▶ [Directions for this task]: Please work out how many lines in the material contain "chart" and give only that figure.
-- Start --
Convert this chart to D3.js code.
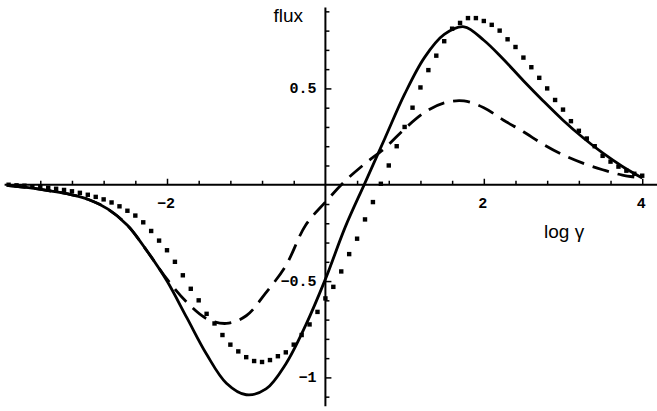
<!DOCTYPE html>
<html>
<head>
<meta charset="utf-8">
<script src="https://cdn.jsdelivr.net/npm/d3@7"></script>
<style>
  html, body { margin: 0; padding: 0; background: #fff; }
  svg { display: block; }
  .tick-label { font-family: "Liberation Mono", "DejaVu Sans Mono", monospace; font-weight: bold; font-size: 15px; fill: #000; }
  .axis-title { font-family: "Liberation Sans", Arial, sans-serif; font-size: 19px; fill: #000; }
</style>
</head>
<body>
<svg id="chart" width="657" height="411"></svg>
<script>
// Flux versus log(gamma): three model curves.
const curveX = [-4, -3.75, -3.5, -3.25, -3, -2.75, -2.5, -2.25, -2, -1.75, -1.5, -1.25, -1, -0.75, -0.5, -0.25,
                0, 0.25, 0.5, 0.75, 1, 1.25, 1.5, 1.75, 2, 2.25, 2.5, 2.75, 3, 3.25, 3.5, 3.75, 4];

// solid curve
const solidFlux = [-0.004, -0.015, -0.03, -0.048, -0.075, -0.125, -0.21, -0.345, -0.50, -0.69, -0.88, -1.03, -1.09, -1.06, -0.93, -0.73,
                   -0.49, -0.22, 0.01, 0.24, 0.47, 0.66, 0.78, 0.82, 0.75, 0.65, 0.54, 0.435, 0.335, 0.245, 0.165, 0.095, 0.035];

// dashed curve
const dashedFlux = [-0.004, -0.015, -0.03, -0.048, -0.075, -0.125, -0.21, -0.345, -0.49, -0.61, -0.695, -0.72, -0.68, -0.56, -0.42, -0.21,
                    -0.09, 0.02, 0.11, 0.19, 0.29, 0.375, 0.425, 0.435, 0.40, 0.335, 0.275, 0.21, 0.155, 0.112, 0.078, 0.05, 0.035];

// dotted series: one point every 0.1 in log gamma
const dotX = d3.range(0, 81).map(i => Math.round((-4 + i * 0.1) * 10) / 10);
const dotFlux = [
  0, -0.003, -0.005, -0.008, -0.012, -0.016, -0.021, -0.027, -0.034, -0.042,
  -0.052, -0.063, -0.076, -0.092, -0.112, -0.135, -0.16, -0.195, -0.24, -0.29,
  -0.34, -0.40, -0.47, -0.54, -0.60, -0.67, -0.72, -0.78, -0.83, -0.865,
  -0.895, -0.915, -0.92, -0.91, -0.89, -0.87, -0.83, -0.78, -0.725, -0.66,
  -0.59, -0.53, -0.45, -0.36, -0.28, -0.18, -0.09, 0.005, 0.10, 0.20,
  0.30, 0.40, 0.505, 0.595, 0.67, 0.745, 0.81, 0.84, 0.865, 0.865,
  0.85, 0.83, 0.80, 0.755, 0.715, 0.66, 0.61, 0.555, 0.50, 0.44,
  0.39, 0.33, 0.28, 0.24, 0.20, 0.15, 0.12, 0.094, 0.073, 0.057,
  0.047
];

const xMajorTicks = [-2, 2, 4];
const xTickLabels = ["\u22122", "2", "4"];
const yMajorTicks = [0.5, -0.5, -1];
const yTickLabels = ["0.5", "\u22120.5", "\u22121"];

const svg = d3.select("#chart");

const x = d3.scaleLinear().domain([-4, 4.15]).range([8.6, 654.1]);
const y = d3.scaleLinear().domain([-1.15, 0.92]).range([406.3, 7.5]);

const x0 = x(0), y0 = y(0);

// axes crossing at the origin
const xMinor = d3.range(-36, 41, 4).map(v => v / 10).filter(v => v !== 0 && xMajorTicks.indexOf(v) < 0);
const yMinor = d3.range(-11, 10, 1).map(v => v / 10).filter(v => v !== 0 && yMajorTicks.indexOf(v) < 0);

const xAxisMinor = d3.axisTop(x).tickValues(xMinor).tickSize(4).tickFormat("").tickSizeOuter(0);
const xAxisMajor = d3.axisTop(x).tickValues(xMajorTicks).tickSize(6).tickFormat("").tickSizeOuter(0);
const yAxisMinor = d3.axisRight(y).tickValues(yMinor).tickSize(4).tickFormat("").tickSizeOuter(0);
const yAxisMajor = d3.axisRight(y).tickValues(yMajorTicks).tickSize(6).tickFormat("").tickSizeOuter(0);

[xAxisMinor, xAxisMajor].forEach(a => {
  const g = svg.append("g").attr("transform", `translate(0,${y0})`).call(a);
  g.select(".domain").remove();
  g.selectAll("line").attr("stroke", "#000").attr("stroke-width", 1.5);
});
[yAxisMinor, yAxisMajor].forEach(a => {
  const g = svg.append("g").attr("transform", `translate(${x0},0)`).call(a);
  g.select(".domain").remove();
  g.selectAll("line").attr("stroke", "#000").attr("stroke-width", 1.5);
});

svg.append("line").attr("x1", x.range()[0] - 4).attr("x2", 657).attr("y1", y0).attr("y2", y0)
  .attr("stroke", "#000").attr("stroke-width", 2);
svg.append("line").attr("x1", x0).attr("x2", x0).attr("y1", y.range()[1]).attr("y2", y.range()[0])
  .attr("stroke", "#000").attr("stroke-width", 2);

// tick labels
svg.selectAll(".xl").data(xMajorTicks).enter().append("text")
  .attr("class", "tick-label")
  .attr("x", d => x(d) - 1)
  .attr("y", y0 + 23)
  .attr("text-anchor", "middle")
  .text((d, i) => xTickLabels[i]);

svg.selectAll(".yl").data(yMajorTicks).enter().append("text")
  .attr("class", "tick-label")
  .attr("x", x0 - 9)
  .attr("y", d => y(d) + 5)
  .attr("text-anchor", "end")
  .text((d, i) => yTickLabels[i]);

// axis titles
svg.append("text").attr("class", "axis-title").attr("x", 303).attr("y", 22).attr("text-anchor", "end").text("flux");
svg.append("text").attr("class", "axis-title").attr("x", 544).attr("y", 238).text("log \u03b3");

// curves
const line = d3.line().x(d => x(d[0])).y(d => y(d[1])).curve(d3.curveCatmullRom.alpha(0.5));

svg.append("path")
  .datum(curveX.map((v, i) => [v, solidFlux[i]]))
  .attr("d", line).attr("fill", "none").attr("stroke", "#000").attr("stroke-width", 2.8)
  .attr("stroke-linejoin", "round");

svg.append("path")
  .datum(curveX.map((v, i) => [v, dashedFlux[i]]))
  .attr("d", line).attr("fill", "none").attr("stroke", "#000").attr("stroke-width", 2.8)
  .attr("stroke-dasharray", "17,9");

svg.selectAll(".dot").data(dotX.map((v, i) => [v, dotFlux[i]])).enter().append("rect")
  .attr("x", d => x(d[0]) - 2.2).attr("y", d => y(d[1]) - 2.2)
  .attr("width", 4.4).attr("height", 4.4).attr("fill", "#000");
</script>
</body>
</html>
-- End --
▶ [Result of the exercise]: 3